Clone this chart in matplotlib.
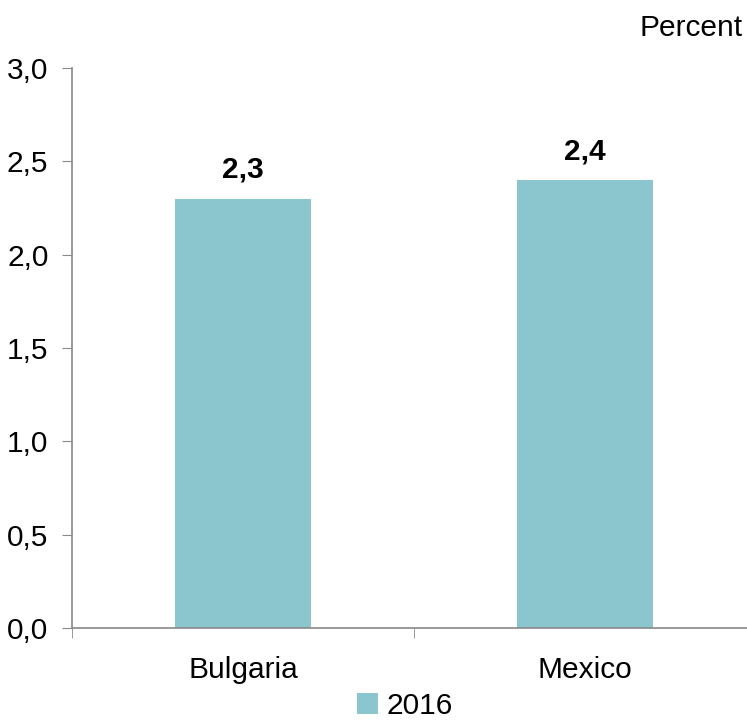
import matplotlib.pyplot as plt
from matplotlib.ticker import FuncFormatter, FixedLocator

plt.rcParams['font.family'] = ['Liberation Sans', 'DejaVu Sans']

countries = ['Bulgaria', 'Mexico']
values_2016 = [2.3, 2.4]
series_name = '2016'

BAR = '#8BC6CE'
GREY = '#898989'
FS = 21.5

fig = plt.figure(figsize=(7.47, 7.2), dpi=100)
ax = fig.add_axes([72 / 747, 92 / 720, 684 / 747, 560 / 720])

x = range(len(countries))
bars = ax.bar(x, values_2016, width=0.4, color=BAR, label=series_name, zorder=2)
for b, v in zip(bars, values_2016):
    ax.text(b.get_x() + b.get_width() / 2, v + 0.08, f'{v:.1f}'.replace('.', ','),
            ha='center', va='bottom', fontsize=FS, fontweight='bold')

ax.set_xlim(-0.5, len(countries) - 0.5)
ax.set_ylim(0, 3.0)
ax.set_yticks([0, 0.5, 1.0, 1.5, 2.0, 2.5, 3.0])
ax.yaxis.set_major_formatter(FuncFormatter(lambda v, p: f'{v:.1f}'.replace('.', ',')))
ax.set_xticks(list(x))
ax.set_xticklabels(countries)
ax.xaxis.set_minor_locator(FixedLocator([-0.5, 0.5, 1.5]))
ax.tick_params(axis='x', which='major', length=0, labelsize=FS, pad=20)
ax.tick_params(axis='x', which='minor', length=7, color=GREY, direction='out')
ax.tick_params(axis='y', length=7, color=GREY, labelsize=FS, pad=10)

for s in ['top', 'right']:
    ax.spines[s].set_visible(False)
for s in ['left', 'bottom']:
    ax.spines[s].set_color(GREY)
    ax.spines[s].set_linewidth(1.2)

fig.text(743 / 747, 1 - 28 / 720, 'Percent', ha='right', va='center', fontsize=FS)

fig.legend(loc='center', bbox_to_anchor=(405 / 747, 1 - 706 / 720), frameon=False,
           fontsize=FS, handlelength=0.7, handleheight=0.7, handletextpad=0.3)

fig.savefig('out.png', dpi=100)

▸ **Required work**:
Output exactly the span of lines from the top of the listing through the line holding "ax = fig.add_axes([72", and leave every picture out.

▸ **Written answer**:
Clone this chart in matplotlib.
import matplotlib.pyplot as plt
from matplotlib.ticker import FuncFormatter, FixedLocator

plt.rcParams['font.family'] = ['Liberation Sans', 'DejaVu Sans']

countries = ['Bulgaria', 'Mexico']
values_2016 = [2.3, 2.4]
series_name = '2016'

BAR = '#8BC6CE'
GREY = '#898989'
FS = 21.5

fig = plt.figure(figsize=(7.47, 7.2), dpi=100)
ax = fig.add_axes([72 / 747, 92 / 720, 684 / 747, 560 / 720])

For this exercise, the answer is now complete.